More generally, I wonder whether it is sensible to include all of these groups in the same analysis. Some of these samples seem to be very different - for example, iPSCs are probably cultured and of low variability, while the biopsy samples are likely to be more variable. If you're not going to test for DE between iPSCs and the biopsies, then it's unnecessary to analyze them together. In fact, mashing everything into a single analysis is unlikely to be appropriate, as you'll make normalization and variance modelling more difficult, which would outweigh any increase in residual d.f. from more samples.

Finally, as to your question 3, you need to include batch effects when you want to block on a non-confounding batch factor. I think you'll find plenty of examples in the limma and edgeR user's guides, but here's one:

batch <- factor(rep(1:3, 3))
condition <- factor(rep(LETTERS[1:3], each=3))
design <- model.matrix(~batch + condition)

Here, we have three batches, and each batch contains the same three groups. Blocking on batch allows us to test for DE between groups, accounting for the batch effect. Unlike your example, this is possible as the groups are not nested within batches.

Dear Aaron,

Thank you for the answer. Unfortunately, it brings up a problem.

First a quick question: do I understand correctly that you recommend the  design <- model.matrix(~0 + RNAs) approach that will implicitly take care of the batches? Just making sure since I do not know the "one-way layout" term.

The big problem is that the whole analysis was started to compare some of the iPSC batch samples to samples from the other batches. Is there any way I could do this?

Thank you

Slava

1

If there is any batch effect, then it will be absorbed into the estimates of the group-specific coefficients in design. It doesn't "take care of them" in the sense that the batch effects won't get removed (which is impossible for your experimental design, for reasons discussed above). However, the batch effects won't compromise the fit of the model either, which ensures that your dispersion estimates and various other statistics for comparisons within batches are valid.
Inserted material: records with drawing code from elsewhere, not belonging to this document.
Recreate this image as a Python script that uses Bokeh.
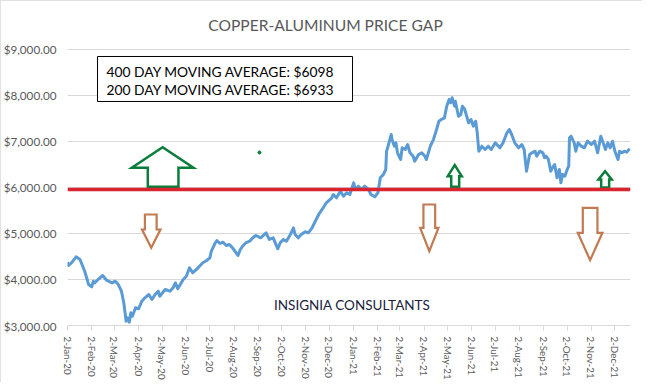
import pandas as pd
from bokeh.plotting import figure
from bokeh.models import (Range1d, FixedTicker, CustomJSTickFormatter, NumeralTickFormatter,
                          Label, BoxAnnotation, Span, ColumnDataSource)
from bokeh.embed import file_html
from bokeh.resources import INLINE

# ---------------- data ----------------
dates_2020 = ["2020-01-02", "2020-01-03", "2020-01-07", "2020-01-13", "2020-01-18", "2020-01-24", "2020-01-29",
              "2020-02-02", "2020-02-04", "2020-02-06", "2020-02-11", "2020-02-16", "2020-02-21", "2020-02-28",
              "2020-03-03", "2020-03-07", "2020-03-11", "2020-03-14", "2020-03-17", "2020-03-19", "2020-03-21",
              "2020-03-23", "2020-03-25", "2020-03-29", "2020-04-02", "2020-04-06", "2020-04-10", "2020-04-15",
              "2020-04-19", "2020-04-23", "2020-04-27", "2020-04-29", "2020-05-06", "2020-05-12", "2020-05-16",
              "2020-05-19", "2020-05-22", "2020-05-29", "2020-06-02", "2020-06-06", "2020-06-10", "2020-06-17",
              "2020-06-23", "2020-06-28", "2020-07-02", "2020-07-04", "2020-07-09", "2020-07-11", "2020-07-15",
              "2020-07-19", "2020-07-23", "2020-07-27", "2020-07-31", "2020-08-07", "2020-08-10", "2020-08-13",
              "2020-08-17", "2020-08-22", "2020-08-26", "2020-08-30", "2020-09-05", "2020-09-12", "2020-09-16",
              "2020-09-21", "2020-09-27", "2020-09-30", "2020-10-04", "2020-10-08", "2020-10-13", "2020-10-17",
              "2020-10-19", "2020-10-23", "2020-10-27", "2020-11-01", "2020-11-05", "2020-11-10", "2020-11-15",
              "2020-11-19", "2020-11-24", "2020-11-28", "2020-12-05", "2020-12-07", "2020-12-11", "2020-12-16",
              "2020-12-20", "2020-12-24", "2020-12-28"]
gap_2020 = [4376, 4304, 4363, 4493, 4435, 4180, 3891,
            3841, 3963, 3928, 4015, 4087, 3985, 3928,
            3963, 3891, 3746, 3493, 3093, 3167, 3072,
            3276, 3202, 3385, 3363, 3528, 3602, 3674,
            3565, 3674, 3746, 3637, 3783, 3746, 3820,
            3928, 3798, 4000, 4072, 4254, 4145, 4254,
            4363, 4413, 4472, 4615, 4798, 4848, 4783,
            4811, 4739, 4761, 4689, 4522, 4652, 4724,
            4798, 4833, 4906, 4957, 4906, 5015, 4870,
            4906, 4667, 4798, 4870, 4833, 4978, 5124,
            4978, 4906, 4978, 5037, 5015, 5130, 5304,
            5435, 5559, 5667, 5776, 5848, 5776, 5920,
            5811, 5885, 5848]

dates_2021 = ["2021-01-02", "2021-01-04", "2021-01-08", "2021-01-12", "2021-01-16", "2021-01-21", "2021-01-24",
              "2021-01-29", "2021-02-02", "2021-02-05", "2021-02-09", "2021-02-12", "2021-02-13", "2021-02-15",
              "2021-02-19", "2021-02-20", "2021-02-23", "2021-02-25", "2021-02-27", "2021-03-03", "2021-03-05",
              "2021-03-09", "2021-03-12", "2021-03-15", "2021-03-19", "2021-03-21", "2021-03-26", "2021-03-30",
              "2021-04-03", "2021-04-05", "2021-04-10", "2021-04-14", "2021-04-18", "2021-04-21", "2021-04-24",
              "2021-04-28", "2021-05-01", "2021-05-04", "2021-05-06", "2021-05-08", "2021-05-11", "2021-05-12",
              "2021-05-16", "2021-05-19", "2021-05-21", "2021-05-24", "2021-05-29", "2021-06-01", "2021-06-04",
              "2021-06-07", "2021-06-09", "2021-06-11", "2021-06-15", "2021-06-19", "2021-06-23", "2021-06-27",
              "2021-07-02", "2021-07-08", "2021-07-12", "2021-07-17", "2021-07-20", "2021-07-23", "2021-07-27",
              "2021-08-01", "2021-08-05", "2021-08-08", "2021-08-11", "2021-08-15", "2021-08-18", "2021-08-22",
              "2021-08-24", "2021-08-28", "2021-09-01", "2021-09-03", "2021-09-05", "2021-09-08", "2021-09-11",
              "2021-09-13", "2021-09-16", "2021-09-19", "2021-09-22", "2021-09-24", "2021-09-26", "2021-09-29",
              "2021-10-02", "2021-10-04", "2021-10-05", "2021-10-07", "2021-10-09", "2021-10-11", "2021-10-13",
              "2021-10-16", "2021-10-20", "2021-10-24", "2021-10-28", "2021-11-02", "2021-11-06", "2021-11-10",
              "2021-11-14", "2021-11-17", "2021-11-20", "2021-11-23", "2021-11-26", "2021-11-29", "2021-12-02",
              "2021-12-06", "2021-12-08", "2021-12-11", "2021-12-14", "2021-12-17", "2021-12-21"]
gap_2021 = [6102, 5957, 6029, 5957, 6029, 5957, 5848,
            5797, 5885, 6210, 6283, 6391, 6789, 6898,
            7152, 7043, 6898, 6971, 6754, 6609, 6863,
            6826, 6935, 6754, 6681, 6572, 6717, 6754,
            6681, 6609, 6898, 7043, 7261, 7441, 7478,
            7514, 7767, 7913, 7841, 7950, 7767, 7876,
            7550, 7587, 7767, 7696, 7406, 7478, 7333,
            7441, 7189, 6789, 6898, 6826, 6898, 6826,
            6971, 6863, 6971, 7189, 7261, 7152, 6971,
            6863, 6935, 6826, 6354, 6717, 6754, 6789,
            6681, 6789, 6754, 6645, 6681, 6609, 6354,
            6428, 6500, 6210, 6391, 6102, 6283, 6246,
            6391, 6463, 7080, 7115, 7043, 6971, 6789,
            6971, 6898, 6863, 7007, 6935, 7007, 6754,
            7115, 6971, 6826, 6971, 6863, 7007, 6789,
            6609, 6789, 6754, 6789, 6767, 6841]

y_ticks = [3000, 4000, 5000, 6000, 7000, 8000, 9000]
tick_start = "2020-01-02"
n_month_ticks = 24
threshold = 5957          # red horizontal line
avg_400 = 6098
avg_200 = 6933

title_text = "COPPER-ALUMINUM PRICE GAP"
box_lines = [f"400 DAY MOVING AVERAGE: ${avg_400}", f"200 DAY MOVING AVERAGE: ${avg_200}"]
footer_text = "INSIGNIA CONSULTANTS"

# ---------------- helpers ----------------
dates = pd.to_datetime(dates_2020 + dates_2021)
gap = gap_2020 + gap_2021
t0 = dates[0]


def ms(ts):
    return pd.Timestamp(ts).value / 1e6


def at(day):
    return ms(t0 + pd.Timedelta(days=day))


month_ticks = [ms(d) for d in pd.date_range(tick_start, periods=n_month_ticks,
                                             freq=pd.DateOffset(months=1))]

FONT = "Lato"
GRAY = "#595959"

# frame extends up to the title area so that the title can sit inside it
p = figure(frame_width=563, frame_height=318, output_backend="svg", toolbar_location=None,
           x_axis_type="datetime",
           x_range=Range1d(ms(dates[0]), ms(dates[-1]) + 86400000),
           y_range=Range1d(3000, 9913),
           min_border_left=61, min_border_right=12, min_border_top=7, min_border_bottom=48)
p.outline_line_color = None
p.background_fill_color = "white"
p.border_fill_color = "white"
p.styles = {"outline": "1px solid #d9d9d9", "outline-offset": "-1px"}

# axes
p.yaxis.ticker = FixedTicker(ticks=y_ticks)
p.yaxis.formatter = NumeralTickFormatter(format="$0,0.00")
p.yaxis.axis_line_color = None
p.yaxis.major_tick_line_color = None
p.yaxis.major_tick_out = 0
p.yaxis.major_tick_in = 0
p.yaxis.minor_tick_line_color = None
p.yaxis.minor_tick_out = 0
p.yaxis.major_label_standoff = 11
p.yaxis.major_label_text_font = FONT
p.yaxis.major_label_text_font_size = "11.7px"
p.yaxis.major_label_text_color = GRAY

p.xaxis.ticker = FixedTicker(ticks=month_ticks)
p.xaxis.formatter = CustomJSTickFormatter(code="""
    const d = new Date(tick);
    const m = ["Jan","Feb","Mar","Apr","May","Jun","Jul","Aug","Sep","Oct","Nov","Dec"][d.getUTCMonth()];
    return d.getUTCDate() + "-" + m + "-" + String(d.getUTCFullYear()).slice(2);
""")
p.xaxis.major_label_orientation = "vertical"
p.xaxis.axis_line_color = "#d9d9d9"
p.xaxis.major_tick_line_color = "#d9d9d9"
p.xaxis.major_tick_out = 5
p.xaxis.major_tick_in = 0
p.xaxis.minor_tick_line_color = None
p.xaxis.minor_tick_out = 0
p.xaxis.major_label_standoff = 6
p.xaxis.major_label_text_font = FONT
p.xaxis.major_label_text_font_size = "9.8px"
p.xaxis.major_label_text_color = GRAY

p.xgrid.visible = False
p.ygrid.grid_line_color = "#d9d9d9"

# series
src = ColumnDataSource(dict(date=dates, gap=gap))
p.line("date", "gap", source=src, line_color="#5B9BD5", line_width=3, line_join="round")

# threshold line
p.add_layout(Span(location=threshold, dimension="width", line_color="#DA2530", line_width=3.5))

# block arrows (annotation shapes): (head_l, shaft_l, shaft_r, head_r) in days, (base, neck, tip) in $
up_arrows = [((82.2, 102.7, 141.9, 161.1), (6015, 6428, 6876)),
             ((486.3, 490.7, 500.9, 504.2), (6015, 6246, 6485)),
             ((679.0, 682.5, 692.7, 696.0), (6000, 6174, 6354))]
down_arrows = [((95.3, 99.0, 114.0, 118.9), (5413, 5087, 4689)),
               ((451.0, 455.2, 470.2, 474.4), (5630, 5124, 4615)),
               ((652.6, 659.0, 677.7, 684.1), (5559, 5015, 4420))]


def arrow_shape(xs4, ys3):
    hl, sl, sr, hr = xs4
    base, neck, tip = ys3
    c = (hl + hr) / 2
    xs = [at(v) for v in (sl, sl, hl, c, hr, sr, sr)]
    ys = [base, neck, neck, tip, neck, neck, base]
    return xs, ys


up = [arrow_shape(a, b) for a, b in up_arrows]
dn = [arrow_shape(a, b) for a, b in down_arrows]
p.patches([u[0] for u in up], [u[1] for u in up], fill_color="white", line_color="#0A7D3B",
          line_width=2.5, line_join="miter")
p.patches([d[0] for d in dn], [d[1] for d in dn], fill_color="white", line_color="#C27A52",
          line_width=2.2, line_join="miter")
p.scatter([at(245.5)], [6761], size=3, color="#0A7D3B")

# text box
p.add_layout(BoxAnnotation(left=at(38.4), right=at(364.5), top=8848, bottom=7870,
                           fill_color="white", fill_alpha=1, line_color="black", line_width=1,
                           line_alpha=1))
for yv, txt in zip((8522, 8130), box_lines):
    p.add_layout(Label(x=at(49.9), y=yv, text=txt, text_font=FONT, text_font_size="13.8px",
                       text_color="black", text_baseline="middle", text_align="left"))

# title & footer
p.add_layout(Label(x=at(330), y=9543, text=title_text, text_font=FONT, text_font_size="15.6px",
                   text_color=GRAY, text_align="center", text_baseline="middle"))
p.add_layout(Label(x=at(364), y=3435, text=footer_text, text_font=FONT, text_font_size="13.5px",
                   text_color="#18223C", text_align="center", text_baseline="middle"))

open("out.html", "w").write(file_html(p, INLINE))
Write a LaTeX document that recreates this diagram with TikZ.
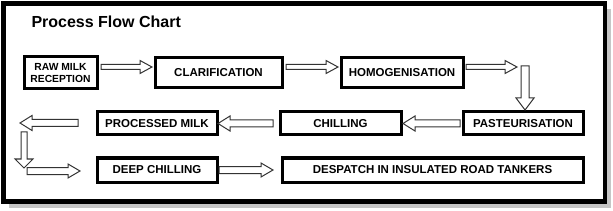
\documentclass[tikz,border=0pt]{standalone}
\usepackage{fontspec}
\setmainfont{Liberation Sans}
\usetikzlibrary{calc}
\newcommand{\blockarr}[5]{%
  \coordinate (h#1#2) at ($(#2)!#5!(#1)$);
  \draw[barrow] ($(#1)!#3!90:(#2)$) -- ($(h#1#2)!#3!90:(#2)$) -- ($(h#1#2)!#4!90:(#2)$) -- (#2)
     -- ($(h#1#2)!#4!-90:(#2)$) -- ($(h#1#2)!#3!-90:(#2)$) -- ($(#1)!#3!-90:(#2)$) -- cycle;}
\begin{document}
\begin{tikzpicture}[x=1pt,y=-1pt,
  box/.style={draw, line width=3pt, fill=white, inner sep=0pt, align=center,
    font=\fontsize{11.5}{13}\selectfont\bfseries},
  barrow/.style={draw=black!80, line width=1pt, fill=white, line join=miter}]
\fill[white] (0,0) rectangle (613,211);
\useasboundingbox (0,0) rectangle (613,211);
% frame with shadow
\draw[gray!45, line width=4pt] (609,9) -- (609,206) -- (9,206);
\draw[line width=4.5pt] (3.5,3.5) rectangle (605,201.5);
\node[anchor=base west, font=\fontsize{16}{18}\selectfont\bfseries] (title) at (28,28) {Process Flow Chart};
% boxes
\node[box, minimum width=73pt, minimum height=32pt, font=\fontsize{10.3}{12.8}\selectfont\bfseries] (raw) at (60.5,73) {RAW MILK\\RECEPTION};
\node[box, minimum width=127pt, minimum height=30pt] (clar) at (218.5,73) {CLARIFICATION};
\node[box, minimum width=122pt, minimum height=30pt] (homog) at (402,73) {HOMOGENISATION};
\node[box, minimum width=120pt, minimum height=23pt] (past) at (523,123.5) {PASTEURISATION};
\node[box, minimum width=121pt, minimum height=23pt] (chill) at (340.5,123.5) {CHILLING};
\node[box, minimum width=120pt, minimum height=23pt] (proc) at (157,123.5) {PROCESSED MILK};
\node[box, minimum width=120pt, minimum height=24pt] (deep) at (157,170) {DEEP CHILLING};
\node[box, minimum width=301pt, minimum height=24pt] (desp) at (432.5,170) {DESPATCH IN INSULATED ROAD TANKERS};
% arrow end points
\coordinate (a1s) at (101,67);  \coordinate (a1e) at (152,67);
\coordinate (a2s) at (286,67);  \coordinate (a2e) at (338,67);
\coordinate (a3s) at (466,67);  \coordinate (a3e) at (517,67);
\coordinate (a4s) at (525,66);  \coordinate (a4e) at (525,110);
\coordinate (a5s) at (460,123.5); \coordinate (a5e) at (403,123.5);
\coordinate (a6s) at (273,123.5); \coordinate (a6e) at (218,123.5);
\coordinate (a7s) at (78,123);  \coordinate (a7e) at (20,123);
\coordinate (a8s) at (24,132);  \coordinate (a8e) at (24,168);
\coordinate (a9s) at (27,171);  \coordinate (a9e) at (80,171);
\coordinate (a10s) at (219,170); \coordinate (a10e) at (273,170);
% arrows
\blockarr{a1s}{a1e}{2.5pt}{6.5pt}{12pt}
\blockarr{a2s}{a2e}{2.5pt}{6.5pt}{12pt}
\blockarr{a3s}{a3e}{2.5pt}{6.5pt}{12pt}
\blockarr{a4s}{a4e}{4pt}{9pt}{12pt}
\blockarr{a5s}{a5e}{3.5pt}{7.5pt}{12pt}
\blockarr{a6s}{a6e}{3.5pt}{7.5pt}{12pt}
\blockarr{a7s}{a7e}{3.5pt}{7.5pt}{12pt}
\blockarr{a8s}{a8e}{3pt}{9pt}{9pt}
\blockarr{a9s}{a9e}{3.5pt}{7pt}{12pt}
\blockarr{a10s}{a10e}{3.5pt}{7pt}{12pt}
\end{tikzpicture}
\end{document}
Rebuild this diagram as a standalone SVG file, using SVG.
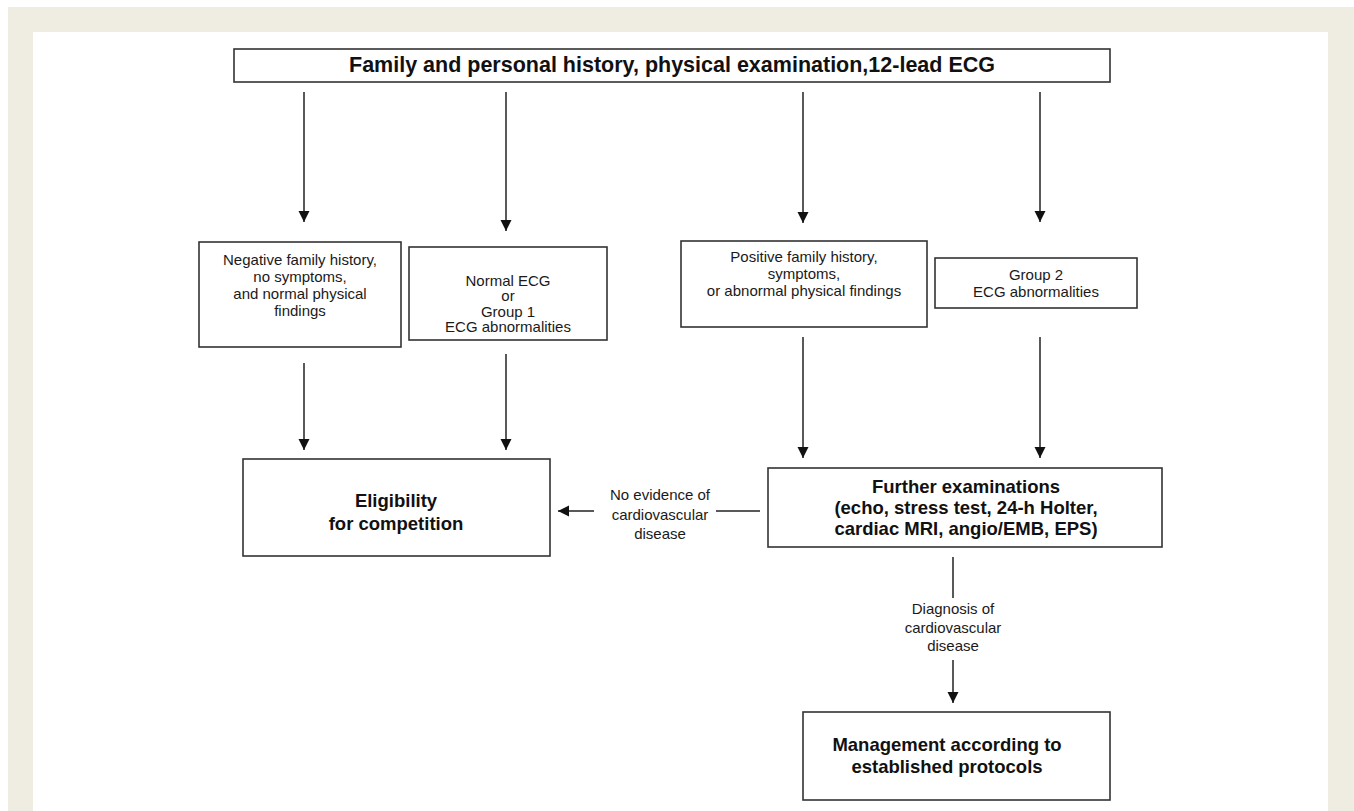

If you want to compare between groups in different batches... well, that's simply not possible when your groups are nested in the batches. However, before we get too agitated, I would ask how you decided that batch effects were present in the first place. Did you do a MDS plot and see that the three sets of samples clustered separately? If so, that doesn't sound like a batch effect to me; I would expect separation between clusters just due to biological differences. On the other hand, if your batch effects are defined based on some technical reason, e.g., you prepared them on separate days/at sequencing centres, then you're out of luck. In such cases you'd have to go back to the drawing board and get the experimental design right.

I looked at box plots of intensities and at MDS plots. Just in case I am crazy, I am posting them below. Unfortunately, the batch effects seem too pronounced to be figments of my imagination.

1

The clustering in the MDS plot is to be expected and may represent genuine biological differences. Now, I don't deal with microarray data much, but the intensity plots look strange to me. Why are all the boxplots exactly the same within each putative batch? This should only be possible if you performed, say, quantile normalization; but in that case, why are the boxplots different between samples in different batches? This suggests that you normalized within each batch, which is not a sensible strategy if you want to compare samples between different batches.